The secret of balancing outward love and inward love— the two above sections, may seem contradictory but actually they are not. First service to our fellow social anxiety sufferer heals us as we help others so and so is actually a means of helping oneself. We are freed from the terrible suffering of anxiety as we help our fellow social anxiety sufferer so in that act—outward love and inward love are one and the same. Of course balance also comes into play here—sometimes we can overdo service and get overtired or distracted from the joys and responsibilities of our own lives. It’s important to remember that hurting ourselves in order to help others is not our aim. Helping should be good for both the giver and the receiver in order to have spiritual value and so reduce our social anxiety.
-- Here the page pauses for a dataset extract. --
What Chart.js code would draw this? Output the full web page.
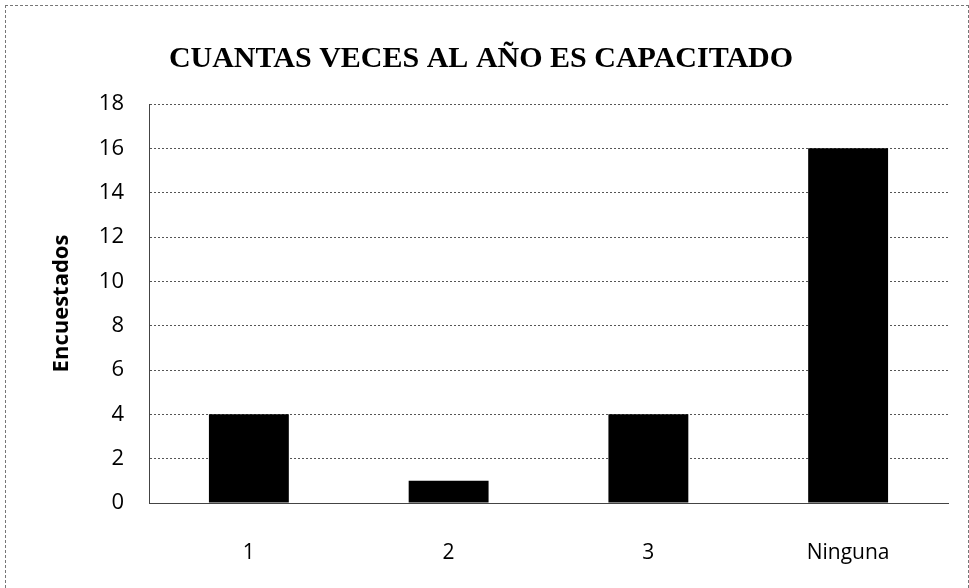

The reason why many self-help tools don’t work— Many an excellent self-help book touts tools that frustratingly seem not to work for us. Many of us have had the experience of buying such books, using their techniques with success for short time, getting a few breaths of fresh air, and then having the anxiety return with a vengeance. Ones first reaction may be that the book must have been a fraud—surely the charlatan that wrote it was only after a buck, we fume. Or, alternately, we may berate ourselves for ‘failing’ yet again to ‘make the grade’. Surely if it is not the authors fault then it must be our fault that so far it just isn’t working. In fact, the problem may not be the book at all, but a single unadressed issue that blocks all progress: This hidden underlying issue is control. We have been trying to use various tools of recovery to control our anxiety rather than bringing ourselves into line with spiritual principles. Adding spiritual principles to our recovery process actually help to eliminate control while empowering us in healthy ways.
Strangely we find in Social Phobics Anonymous that many self help tools actually can be made to work where previously they could not— if we address the underlying spiritual or ‘control-based’ blocks to our recovery. Spirituality, rather than being a source of mere comfort actually can serve as the lubricant that allows our stuck gears to start moving.
Many people are shocked to find that if they do the spiritual work that everything else falls into place. Suddenly other self help tools start to work where before they didn’t— All because spiritual healing as derived from working the SPA 12 Steps and 14 Suggestions.
Faith and Trust— As described in the Social Anxiety Anonymous 14 Suggestions (Also known as “Social Anxiety and Trust”), ‘faith’ also known as ‘trust’ is the underlying solution for all of our fears. Moving forward with active faith (believing in and serving healthy love) can eradicate anxiety. Additionally, being gentle with oneself and others can have the same effect. Many tools of recovery fail to work simply because we are pushing ourselves ruthlessly to perform as we use them. Starting from a place of faith and expressing love towards ourselves as we make the effort can make all the difference in this regard. This is really a case where kindness can help to make all the difference with social anxiety.
Please note: Although Social Anxiety Anonymous makes no public affiliations, there are many truly wonderful, valuable and worthwhile written sources of self-help (or famous self-help leaders) in both the commercial and / or more publicized non-profit sector and we never mean to discourage anyone from availing themselves of such helping resources.
This ^^ post is related to a (general) policy re-examination that occurred before the old website went down.